Reservations are not required for either lecture. Admission is $6/adults, $5/seniors, $4/children and students, free/members (please present card) and to Richmond Times-Dispatch readers with a Press Pass coupon. Parking is free. For more information visit: www.vahistorical.org/news/lectures_banner.htm.

Meet The Family

The current issue of Virginia Living has an article about the magnificent colonial plantation home, Mount Airy. This 18th-century architectural masterpiece was the girlhood home of Rebecca Tayloe Lee, wife of Francis Lightfoot Lee of Menokin.

In fact, the Menokin property was once part of the estate of John Tayloe II, who carved out 1,000 acres and financed the building of Menokin as a wedding gift for Frank and Becky.

These exquisite photographs by Roger Foley give you a peak into the genteel lifestyle of the Mount Airy residents. The article offers poignant insight into the nature of living in – and caring for – an iconic family home.

Here is a link to the article in Virginia Living.

These 10th generation great nephews of Rebecca Tayloe Lee are playing, living and growing in the same house where she grew up.
You can almost feel the breeze wafting through the great hall of Mount Airy.
Moose has gone to heaven, but lived a heavenly life at Mount Airy alongside his statuary brethren.

“A Place Like No Other.”

Commentator Thea Marshall recently learned about a famous architect who’ll be putting back together again a famous pile of rubble.
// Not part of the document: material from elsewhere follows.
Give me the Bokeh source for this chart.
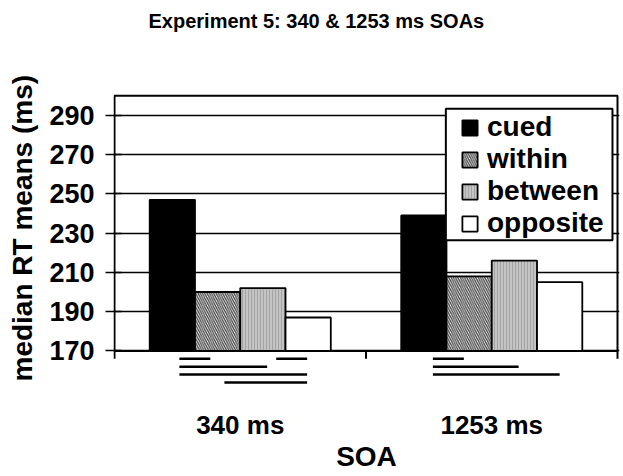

Of course, the famous architect is Jorge Silvetti – of Machado and Silvetti Associates – and the famous pile of rubble is Menokin, a National Historic Landmark and the Commonwealth’s largest and most historic jigsaw puzzle.

This essay, as comfortable to listen to as a favorite tune, is chock full of information about Menokin – the place, the people who lived here, and what the future holds for this historic treasure.

http://ideastations.org/radio/archive/2012-07-25-menokin-redux

Thea Marshall is the author of “Neck Tales: Stories from Virginia’s Northern Neck,” published in June, 2009. Along with her professional writing assignments, she is a broadcaster, actor, and producer, with life long experience in all forms of communication – from print to theater to radio and television. She writes and broadcasts original commentaries on and about the people, places, history, culture and current issues relating to the Northern Neck for WCVE Public Radio (heard on both WCVE in Richmond and WCNV for the Northern Neck).

The Locket

In 2009, archaeologists found a beautiful locket in the Menokin house ruin.  This cameo locket portrays the image of a woman.  Who did this locket belong to? Who is this woman?  A 1794 letter from Frank’s brother, William, may just be the key to unlocking this mystery!

In 1785, two years after the death of his wife, Hannah, William Lee sent his two daughters, Portia and Cornelia, to live at Menokin with Uncle Frank and Aunt Becky.  Hannah Lee thought it important that her daughters grow up in Virginia. William wrote to family friends in London, Mr. and Mrs. Samuel Thorp, to further explain the desire for his daughters to grow up in Virginia. He writes, “[H]owever superior English education may be to what can be obtained here[,] yet the manners & customs of the ladies in England are so extremely different from the ladies here [in Virginia] that I never knew an instance of a young lady educated in England who could live happily here.”

He also wrote to the Thorpes requesting a momento by which Portia and Cornelia could remember them.  He writes, “Our dear girls at Menokin are so importunate to have a miniature picture for each of them of your self & good Mrs. Thorp…have them set in gold to wear as bracelets…or a locket…the form should be rather a long than a round oval not too sharp at the ends…”

Could this be Mrs. Thorp on the locket?  Did it once adorn the neck or wrist of young Portia or Cornelia Lee?

We hope to answer these questions with further research. In the meantime, tell us what you think and check back at Menokin Monitor for updates on this locket and other objects at Menokin.

We’d like to thank the Virginia Chapter of the Colonial Dames whose generous grant helped stabilize the locket.  The locket is on display in Menokin’s Visitor’s Center.